GOAL: Show all lines from the listing below that contain "LaTeX".

RECORDS PROVIDED:
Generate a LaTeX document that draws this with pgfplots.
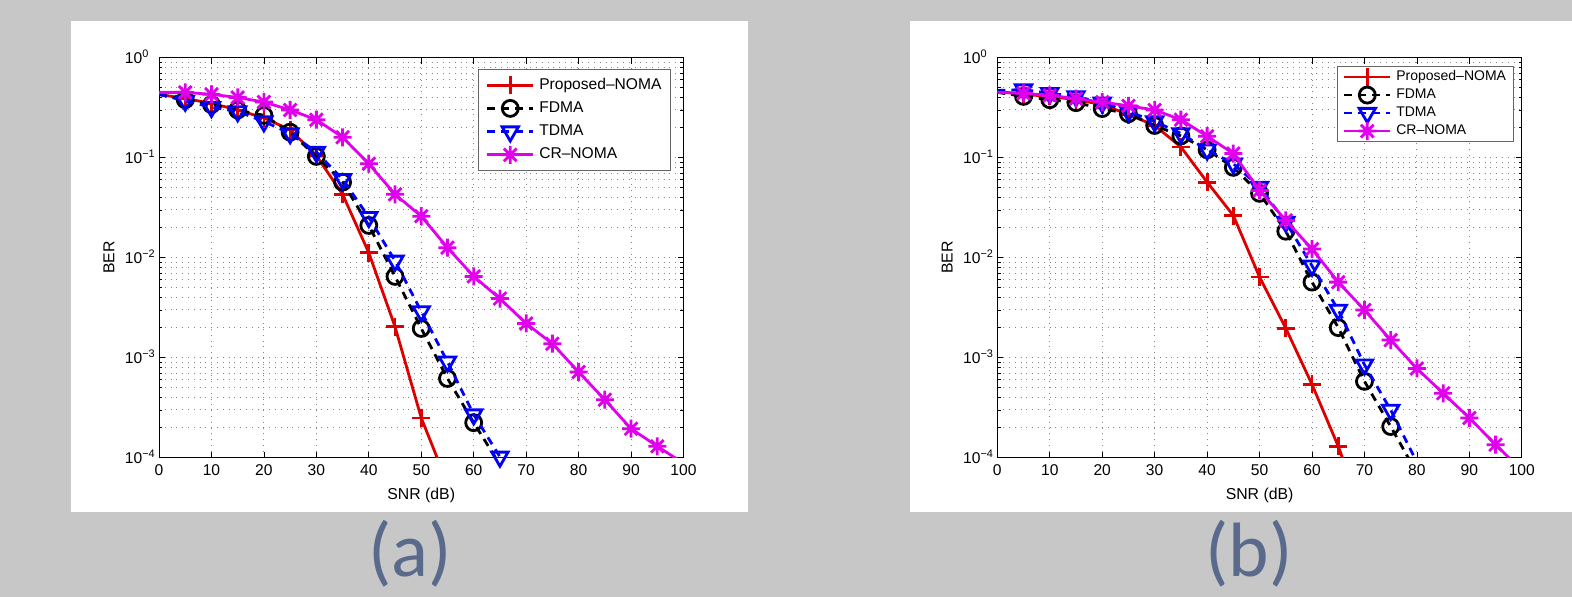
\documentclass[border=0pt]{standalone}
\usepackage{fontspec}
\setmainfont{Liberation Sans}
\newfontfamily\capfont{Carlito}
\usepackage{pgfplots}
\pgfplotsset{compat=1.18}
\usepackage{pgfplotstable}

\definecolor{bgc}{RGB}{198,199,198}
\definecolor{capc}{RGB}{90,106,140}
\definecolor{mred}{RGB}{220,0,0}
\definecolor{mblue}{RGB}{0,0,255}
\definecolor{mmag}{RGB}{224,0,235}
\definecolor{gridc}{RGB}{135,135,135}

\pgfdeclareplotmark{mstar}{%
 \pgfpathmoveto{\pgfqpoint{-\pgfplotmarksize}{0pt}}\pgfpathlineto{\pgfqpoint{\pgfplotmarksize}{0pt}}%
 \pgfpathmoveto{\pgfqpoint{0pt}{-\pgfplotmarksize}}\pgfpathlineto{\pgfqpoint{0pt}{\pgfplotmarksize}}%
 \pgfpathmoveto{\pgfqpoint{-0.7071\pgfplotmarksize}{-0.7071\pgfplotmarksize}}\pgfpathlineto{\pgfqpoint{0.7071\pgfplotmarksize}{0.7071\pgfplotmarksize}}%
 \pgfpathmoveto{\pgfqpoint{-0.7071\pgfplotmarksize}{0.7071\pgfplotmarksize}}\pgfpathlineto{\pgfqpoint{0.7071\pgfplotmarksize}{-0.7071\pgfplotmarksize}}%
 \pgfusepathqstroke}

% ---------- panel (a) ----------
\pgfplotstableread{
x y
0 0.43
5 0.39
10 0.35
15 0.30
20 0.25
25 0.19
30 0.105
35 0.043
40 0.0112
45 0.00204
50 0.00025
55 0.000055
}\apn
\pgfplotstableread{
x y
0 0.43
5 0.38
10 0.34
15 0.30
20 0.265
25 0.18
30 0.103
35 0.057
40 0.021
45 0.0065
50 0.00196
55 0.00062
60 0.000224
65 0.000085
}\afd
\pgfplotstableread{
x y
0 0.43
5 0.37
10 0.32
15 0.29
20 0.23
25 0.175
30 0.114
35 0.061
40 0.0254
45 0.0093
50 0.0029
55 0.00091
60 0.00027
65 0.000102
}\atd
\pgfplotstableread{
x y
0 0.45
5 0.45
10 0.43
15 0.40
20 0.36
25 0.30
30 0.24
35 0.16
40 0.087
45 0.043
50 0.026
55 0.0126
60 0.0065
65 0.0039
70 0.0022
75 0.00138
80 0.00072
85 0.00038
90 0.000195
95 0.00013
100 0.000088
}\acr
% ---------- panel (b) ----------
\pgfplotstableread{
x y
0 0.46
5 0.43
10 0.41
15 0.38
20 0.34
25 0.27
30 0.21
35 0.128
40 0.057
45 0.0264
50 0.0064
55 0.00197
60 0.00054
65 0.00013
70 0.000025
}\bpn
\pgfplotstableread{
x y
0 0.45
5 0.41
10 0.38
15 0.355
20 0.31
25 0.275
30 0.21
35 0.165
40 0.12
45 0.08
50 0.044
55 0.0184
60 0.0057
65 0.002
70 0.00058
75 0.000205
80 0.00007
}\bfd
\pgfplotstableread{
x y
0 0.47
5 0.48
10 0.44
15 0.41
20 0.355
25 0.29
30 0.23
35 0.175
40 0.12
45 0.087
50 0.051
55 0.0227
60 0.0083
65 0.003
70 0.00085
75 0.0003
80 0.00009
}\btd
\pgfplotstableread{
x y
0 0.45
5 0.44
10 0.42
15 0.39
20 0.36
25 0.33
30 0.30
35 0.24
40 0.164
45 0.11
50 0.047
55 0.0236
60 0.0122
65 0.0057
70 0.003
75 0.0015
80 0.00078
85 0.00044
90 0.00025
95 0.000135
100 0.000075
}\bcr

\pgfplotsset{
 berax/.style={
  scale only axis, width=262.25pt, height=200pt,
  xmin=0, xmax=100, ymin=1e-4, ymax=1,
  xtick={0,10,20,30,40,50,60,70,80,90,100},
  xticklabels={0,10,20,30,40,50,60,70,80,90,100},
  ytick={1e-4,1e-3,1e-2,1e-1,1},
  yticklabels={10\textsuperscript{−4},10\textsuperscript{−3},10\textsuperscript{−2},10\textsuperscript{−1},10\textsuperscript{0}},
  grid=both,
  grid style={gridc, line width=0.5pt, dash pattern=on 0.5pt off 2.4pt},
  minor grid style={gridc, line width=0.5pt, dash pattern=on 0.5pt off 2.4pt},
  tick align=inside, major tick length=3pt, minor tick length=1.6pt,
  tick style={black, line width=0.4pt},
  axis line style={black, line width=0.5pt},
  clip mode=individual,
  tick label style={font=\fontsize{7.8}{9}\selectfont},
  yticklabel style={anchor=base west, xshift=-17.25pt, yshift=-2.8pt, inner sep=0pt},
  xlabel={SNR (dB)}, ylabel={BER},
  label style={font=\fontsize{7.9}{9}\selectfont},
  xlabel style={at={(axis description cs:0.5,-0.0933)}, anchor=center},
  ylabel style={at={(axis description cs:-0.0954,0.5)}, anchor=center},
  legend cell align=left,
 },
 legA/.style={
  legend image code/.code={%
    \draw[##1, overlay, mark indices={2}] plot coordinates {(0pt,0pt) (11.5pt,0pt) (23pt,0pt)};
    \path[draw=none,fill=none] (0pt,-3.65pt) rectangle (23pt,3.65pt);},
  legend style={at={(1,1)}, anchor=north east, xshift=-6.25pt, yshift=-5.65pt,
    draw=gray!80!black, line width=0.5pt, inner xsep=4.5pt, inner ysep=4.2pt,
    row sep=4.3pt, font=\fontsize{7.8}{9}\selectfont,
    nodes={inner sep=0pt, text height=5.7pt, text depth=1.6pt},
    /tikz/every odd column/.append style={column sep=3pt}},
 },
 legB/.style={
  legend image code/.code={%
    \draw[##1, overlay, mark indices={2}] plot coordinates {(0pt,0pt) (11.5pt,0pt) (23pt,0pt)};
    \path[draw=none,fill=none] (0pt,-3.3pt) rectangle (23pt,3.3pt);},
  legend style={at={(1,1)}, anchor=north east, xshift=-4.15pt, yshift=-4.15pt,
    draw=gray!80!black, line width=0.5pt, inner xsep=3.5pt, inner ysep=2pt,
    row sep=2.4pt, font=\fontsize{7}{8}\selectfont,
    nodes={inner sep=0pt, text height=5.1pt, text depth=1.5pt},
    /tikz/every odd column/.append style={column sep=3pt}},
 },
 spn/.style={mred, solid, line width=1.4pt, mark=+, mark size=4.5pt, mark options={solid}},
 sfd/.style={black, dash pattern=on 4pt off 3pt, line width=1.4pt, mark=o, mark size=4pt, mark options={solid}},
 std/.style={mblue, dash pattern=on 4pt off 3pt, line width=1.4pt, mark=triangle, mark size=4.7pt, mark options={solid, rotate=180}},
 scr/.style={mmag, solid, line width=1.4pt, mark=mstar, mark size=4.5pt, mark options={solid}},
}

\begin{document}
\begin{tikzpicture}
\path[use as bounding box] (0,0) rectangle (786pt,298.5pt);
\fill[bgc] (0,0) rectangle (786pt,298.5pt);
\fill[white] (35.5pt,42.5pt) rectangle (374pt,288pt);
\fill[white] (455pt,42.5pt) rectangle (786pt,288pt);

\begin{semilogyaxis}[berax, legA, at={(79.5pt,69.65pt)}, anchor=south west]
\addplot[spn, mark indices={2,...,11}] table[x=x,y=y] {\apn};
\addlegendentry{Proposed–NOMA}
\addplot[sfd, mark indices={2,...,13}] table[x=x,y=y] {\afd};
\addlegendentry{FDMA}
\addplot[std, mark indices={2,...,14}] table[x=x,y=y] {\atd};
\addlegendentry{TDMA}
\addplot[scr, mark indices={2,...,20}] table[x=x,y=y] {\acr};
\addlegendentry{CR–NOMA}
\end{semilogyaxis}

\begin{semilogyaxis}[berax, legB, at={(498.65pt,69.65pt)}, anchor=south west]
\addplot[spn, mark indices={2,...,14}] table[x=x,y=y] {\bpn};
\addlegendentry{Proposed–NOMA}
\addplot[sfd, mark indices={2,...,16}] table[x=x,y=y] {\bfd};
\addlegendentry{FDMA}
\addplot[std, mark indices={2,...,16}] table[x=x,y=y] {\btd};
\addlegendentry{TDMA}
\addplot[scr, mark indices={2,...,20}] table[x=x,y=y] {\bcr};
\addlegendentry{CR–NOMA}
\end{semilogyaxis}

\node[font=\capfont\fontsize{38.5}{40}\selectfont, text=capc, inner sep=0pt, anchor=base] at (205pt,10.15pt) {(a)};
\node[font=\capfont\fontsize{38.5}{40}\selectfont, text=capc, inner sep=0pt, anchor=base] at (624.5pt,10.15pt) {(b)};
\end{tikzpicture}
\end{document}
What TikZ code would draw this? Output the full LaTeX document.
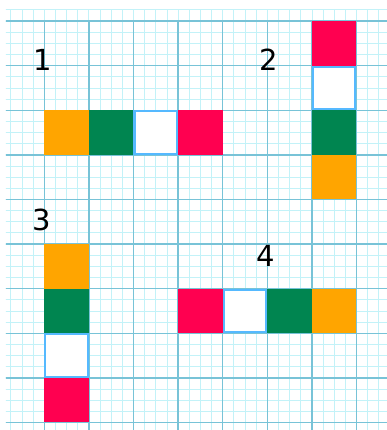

RESULT FOR THIS TASK:
Generate a LaTeX document that draws this with pgfplots.
What TikZ code would draw this? Output the full LaTeX document.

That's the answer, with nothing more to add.